Exercise description:
Scan the material that follows. Copy every line containing the word "uses".

Code that draws figures
——————————

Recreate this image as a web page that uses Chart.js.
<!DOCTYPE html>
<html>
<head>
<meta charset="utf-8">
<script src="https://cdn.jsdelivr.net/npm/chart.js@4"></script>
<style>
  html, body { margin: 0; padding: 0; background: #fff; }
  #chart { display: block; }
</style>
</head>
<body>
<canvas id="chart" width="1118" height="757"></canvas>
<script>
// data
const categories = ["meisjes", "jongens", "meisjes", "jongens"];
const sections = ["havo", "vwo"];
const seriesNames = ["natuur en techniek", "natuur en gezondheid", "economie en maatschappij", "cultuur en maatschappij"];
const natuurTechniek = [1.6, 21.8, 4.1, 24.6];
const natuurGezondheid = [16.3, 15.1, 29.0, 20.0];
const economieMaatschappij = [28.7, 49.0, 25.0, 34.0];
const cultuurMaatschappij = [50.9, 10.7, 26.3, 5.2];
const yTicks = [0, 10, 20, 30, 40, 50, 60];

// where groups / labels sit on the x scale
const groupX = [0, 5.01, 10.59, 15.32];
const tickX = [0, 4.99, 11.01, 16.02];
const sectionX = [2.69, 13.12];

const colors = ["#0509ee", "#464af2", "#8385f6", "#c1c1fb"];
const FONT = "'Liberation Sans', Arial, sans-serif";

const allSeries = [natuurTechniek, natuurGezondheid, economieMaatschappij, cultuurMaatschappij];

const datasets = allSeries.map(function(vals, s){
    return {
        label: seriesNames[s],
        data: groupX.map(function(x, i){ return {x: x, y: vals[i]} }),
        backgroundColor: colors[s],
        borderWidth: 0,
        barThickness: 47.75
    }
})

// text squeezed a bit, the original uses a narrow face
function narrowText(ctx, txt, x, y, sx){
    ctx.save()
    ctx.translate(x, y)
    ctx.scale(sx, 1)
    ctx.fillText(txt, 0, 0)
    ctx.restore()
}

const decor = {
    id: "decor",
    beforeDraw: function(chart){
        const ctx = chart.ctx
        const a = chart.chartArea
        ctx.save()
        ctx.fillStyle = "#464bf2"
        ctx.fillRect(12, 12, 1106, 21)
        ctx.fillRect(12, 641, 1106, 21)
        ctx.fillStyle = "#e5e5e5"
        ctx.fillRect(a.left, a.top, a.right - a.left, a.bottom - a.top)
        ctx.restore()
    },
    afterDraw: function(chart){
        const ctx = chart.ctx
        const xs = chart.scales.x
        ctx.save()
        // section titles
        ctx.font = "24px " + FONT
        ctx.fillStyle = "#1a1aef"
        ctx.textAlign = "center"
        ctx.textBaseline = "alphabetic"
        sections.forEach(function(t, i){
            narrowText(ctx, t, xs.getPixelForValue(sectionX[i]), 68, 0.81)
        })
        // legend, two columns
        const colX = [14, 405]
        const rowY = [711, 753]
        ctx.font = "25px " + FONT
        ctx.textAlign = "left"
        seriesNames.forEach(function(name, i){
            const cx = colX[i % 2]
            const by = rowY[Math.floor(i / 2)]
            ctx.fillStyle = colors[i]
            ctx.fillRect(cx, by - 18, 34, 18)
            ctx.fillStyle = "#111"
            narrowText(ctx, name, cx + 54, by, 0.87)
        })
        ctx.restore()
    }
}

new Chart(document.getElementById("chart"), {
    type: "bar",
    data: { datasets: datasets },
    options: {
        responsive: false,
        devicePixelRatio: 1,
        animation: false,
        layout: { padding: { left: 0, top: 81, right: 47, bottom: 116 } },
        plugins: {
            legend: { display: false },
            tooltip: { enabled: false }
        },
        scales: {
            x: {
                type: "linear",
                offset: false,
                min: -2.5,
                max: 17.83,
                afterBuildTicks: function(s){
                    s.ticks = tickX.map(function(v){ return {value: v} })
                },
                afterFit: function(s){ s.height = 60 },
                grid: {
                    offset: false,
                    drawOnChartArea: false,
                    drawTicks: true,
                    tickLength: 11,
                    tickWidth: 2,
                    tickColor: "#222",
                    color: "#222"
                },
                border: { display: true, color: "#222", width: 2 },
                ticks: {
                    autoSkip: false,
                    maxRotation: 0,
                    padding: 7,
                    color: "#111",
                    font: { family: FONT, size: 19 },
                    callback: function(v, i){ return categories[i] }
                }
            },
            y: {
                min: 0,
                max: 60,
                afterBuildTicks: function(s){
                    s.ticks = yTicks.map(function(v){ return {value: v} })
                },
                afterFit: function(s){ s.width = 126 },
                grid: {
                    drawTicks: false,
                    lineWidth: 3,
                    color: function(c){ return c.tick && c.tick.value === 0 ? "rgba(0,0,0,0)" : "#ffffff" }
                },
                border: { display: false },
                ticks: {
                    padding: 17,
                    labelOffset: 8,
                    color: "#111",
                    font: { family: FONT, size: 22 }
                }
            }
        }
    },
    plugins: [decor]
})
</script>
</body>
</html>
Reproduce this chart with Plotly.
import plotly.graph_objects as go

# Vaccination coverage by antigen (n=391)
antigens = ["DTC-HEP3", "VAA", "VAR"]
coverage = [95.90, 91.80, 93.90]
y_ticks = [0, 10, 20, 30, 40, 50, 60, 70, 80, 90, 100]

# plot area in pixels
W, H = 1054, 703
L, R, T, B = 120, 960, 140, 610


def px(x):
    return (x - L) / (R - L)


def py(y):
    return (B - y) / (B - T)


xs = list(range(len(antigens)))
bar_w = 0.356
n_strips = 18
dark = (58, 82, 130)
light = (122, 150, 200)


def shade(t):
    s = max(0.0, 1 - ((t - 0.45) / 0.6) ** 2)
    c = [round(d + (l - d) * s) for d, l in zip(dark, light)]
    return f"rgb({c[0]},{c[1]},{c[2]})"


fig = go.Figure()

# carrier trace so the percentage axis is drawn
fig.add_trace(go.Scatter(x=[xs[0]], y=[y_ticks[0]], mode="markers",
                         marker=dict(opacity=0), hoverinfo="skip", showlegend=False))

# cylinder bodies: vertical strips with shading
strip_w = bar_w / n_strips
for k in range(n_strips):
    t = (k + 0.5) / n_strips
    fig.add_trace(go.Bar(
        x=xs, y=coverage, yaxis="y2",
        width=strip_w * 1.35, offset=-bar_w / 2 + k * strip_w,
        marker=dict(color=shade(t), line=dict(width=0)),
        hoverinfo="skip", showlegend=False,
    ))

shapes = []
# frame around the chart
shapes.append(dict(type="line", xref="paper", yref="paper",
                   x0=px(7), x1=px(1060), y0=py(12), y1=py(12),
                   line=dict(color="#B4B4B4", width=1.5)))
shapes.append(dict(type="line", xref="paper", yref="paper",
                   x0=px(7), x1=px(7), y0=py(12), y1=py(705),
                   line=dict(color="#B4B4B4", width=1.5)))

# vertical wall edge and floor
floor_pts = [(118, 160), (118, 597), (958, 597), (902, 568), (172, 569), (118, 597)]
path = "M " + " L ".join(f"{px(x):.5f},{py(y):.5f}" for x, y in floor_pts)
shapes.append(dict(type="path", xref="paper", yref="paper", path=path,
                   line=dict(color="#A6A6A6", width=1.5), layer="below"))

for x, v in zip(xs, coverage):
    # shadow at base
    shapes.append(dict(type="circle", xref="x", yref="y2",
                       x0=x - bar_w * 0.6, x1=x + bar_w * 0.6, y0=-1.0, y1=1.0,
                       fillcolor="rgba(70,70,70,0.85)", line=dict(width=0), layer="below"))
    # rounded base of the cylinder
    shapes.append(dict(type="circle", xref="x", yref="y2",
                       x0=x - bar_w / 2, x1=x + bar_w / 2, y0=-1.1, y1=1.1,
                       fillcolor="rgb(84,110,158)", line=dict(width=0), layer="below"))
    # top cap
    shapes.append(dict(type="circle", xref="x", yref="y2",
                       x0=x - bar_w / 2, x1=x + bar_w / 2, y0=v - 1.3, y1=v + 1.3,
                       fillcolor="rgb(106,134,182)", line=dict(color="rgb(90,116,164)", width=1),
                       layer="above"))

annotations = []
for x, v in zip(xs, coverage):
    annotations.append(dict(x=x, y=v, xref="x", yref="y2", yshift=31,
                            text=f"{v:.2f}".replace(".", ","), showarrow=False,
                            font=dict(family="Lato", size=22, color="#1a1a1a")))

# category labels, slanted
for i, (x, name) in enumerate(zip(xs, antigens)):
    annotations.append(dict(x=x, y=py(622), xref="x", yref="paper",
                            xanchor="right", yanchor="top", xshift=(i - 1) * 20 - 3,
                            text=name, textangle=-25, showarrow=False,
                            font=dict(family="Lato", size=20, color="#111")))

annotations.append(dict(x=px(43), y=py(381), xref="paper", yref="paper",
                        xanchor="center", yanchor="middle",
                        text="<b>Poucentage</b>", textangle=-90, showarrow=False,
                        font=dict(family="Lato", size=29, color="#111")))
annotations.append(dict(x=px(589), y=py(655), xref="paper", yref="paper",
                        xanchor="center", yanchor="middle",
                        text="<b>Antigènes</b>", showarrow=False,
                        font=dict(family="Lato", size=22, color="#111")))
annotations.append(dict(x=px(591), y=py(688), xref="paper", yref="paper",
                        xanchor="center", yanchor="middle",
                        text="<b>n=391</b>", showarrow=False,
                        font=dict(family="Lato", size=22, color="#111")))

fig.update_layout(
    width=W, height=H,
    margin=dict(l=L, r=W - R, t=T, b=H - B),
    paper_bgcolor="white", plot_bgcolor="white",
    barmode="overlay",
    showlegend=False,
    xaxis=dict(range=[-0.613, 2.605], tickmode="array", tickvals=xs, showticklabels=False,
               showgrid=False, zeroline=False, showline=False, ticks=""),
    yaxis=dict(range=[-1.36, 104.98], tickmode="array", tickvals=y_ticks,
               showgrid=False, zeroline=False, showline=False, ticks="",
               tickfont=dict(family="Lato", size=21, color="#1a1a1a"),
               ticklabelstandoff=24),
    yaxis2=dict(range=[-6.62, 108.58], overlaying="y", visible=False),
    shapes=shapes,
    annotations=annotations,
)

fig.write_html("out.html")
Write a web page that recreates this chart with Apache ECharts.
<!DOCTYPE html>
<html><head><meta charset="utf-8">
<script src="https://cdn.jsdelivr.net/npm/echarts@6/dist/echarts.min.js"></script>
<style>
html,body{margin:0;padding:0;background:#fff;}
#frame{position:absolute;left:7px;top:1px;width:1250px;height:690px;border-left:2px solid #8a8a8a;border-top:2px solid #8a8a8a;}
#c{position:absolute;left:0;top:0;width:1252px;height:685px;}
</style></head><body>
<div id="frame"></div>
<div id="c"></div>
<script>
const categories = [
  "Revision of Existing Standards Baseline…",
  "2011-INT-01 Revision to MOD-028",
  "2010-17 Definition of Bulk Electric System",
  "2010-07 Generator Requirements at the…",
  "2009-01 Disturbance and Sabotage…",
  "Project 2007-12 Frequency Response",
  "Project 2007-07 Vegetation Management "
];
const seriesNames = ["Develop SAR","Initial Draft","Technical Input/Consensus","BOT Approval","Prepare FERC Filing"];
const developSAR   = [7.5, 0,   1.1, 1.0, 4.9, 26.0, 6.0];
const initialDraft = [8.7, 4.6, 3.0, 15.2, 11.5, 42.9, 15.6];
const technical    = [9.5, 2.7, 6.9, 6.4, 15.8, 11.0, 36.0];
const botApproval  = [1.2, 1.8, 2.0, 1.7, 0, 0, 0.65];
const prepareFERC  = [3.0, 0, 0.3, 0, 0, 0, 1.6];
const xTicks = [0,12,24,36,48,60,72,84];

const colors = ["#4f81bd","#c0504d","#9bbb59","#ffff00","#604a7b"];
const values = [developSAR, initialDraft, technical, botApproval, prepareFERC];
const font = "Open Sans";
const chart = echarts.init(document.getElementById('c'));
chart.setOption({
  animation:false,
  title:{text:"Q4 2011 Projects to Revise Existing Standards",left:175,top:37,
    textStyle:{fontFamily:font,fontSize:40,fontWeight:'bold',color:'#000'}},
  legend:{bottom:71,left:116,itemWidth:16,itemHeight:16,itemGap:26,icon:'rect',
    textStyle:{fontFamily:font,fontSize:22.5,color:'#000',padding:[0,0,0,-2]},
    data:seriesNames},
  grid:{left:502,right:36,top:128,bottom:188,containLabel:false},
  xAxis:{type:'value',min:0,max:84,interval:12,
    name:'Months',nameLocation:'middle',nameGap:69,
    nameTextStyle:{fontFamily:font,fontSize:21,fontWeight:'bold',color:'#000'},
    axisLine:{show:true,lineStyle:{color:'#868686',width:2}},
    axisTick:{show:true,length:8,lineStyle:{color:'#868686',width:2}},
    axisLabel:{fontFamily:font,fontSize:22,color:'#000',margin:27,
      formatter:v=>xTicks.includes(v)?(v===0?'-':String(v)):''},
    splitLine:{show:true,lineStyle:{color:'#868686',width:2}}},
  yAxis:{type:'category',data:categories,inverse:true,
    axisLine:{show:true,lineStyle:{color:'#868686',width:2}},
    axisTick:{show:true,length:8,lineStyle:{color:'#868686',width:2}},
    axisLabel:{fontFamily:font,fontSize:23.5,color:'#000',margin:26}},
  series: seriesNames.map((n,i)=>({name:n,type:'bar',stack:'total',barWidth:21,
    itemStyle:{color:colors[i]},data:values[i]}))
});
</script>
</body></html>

——————————

Solution to the problem:
Recreate this image as a web page that uses Chart.js.
// text squeezed a bit, the original uses a narrow face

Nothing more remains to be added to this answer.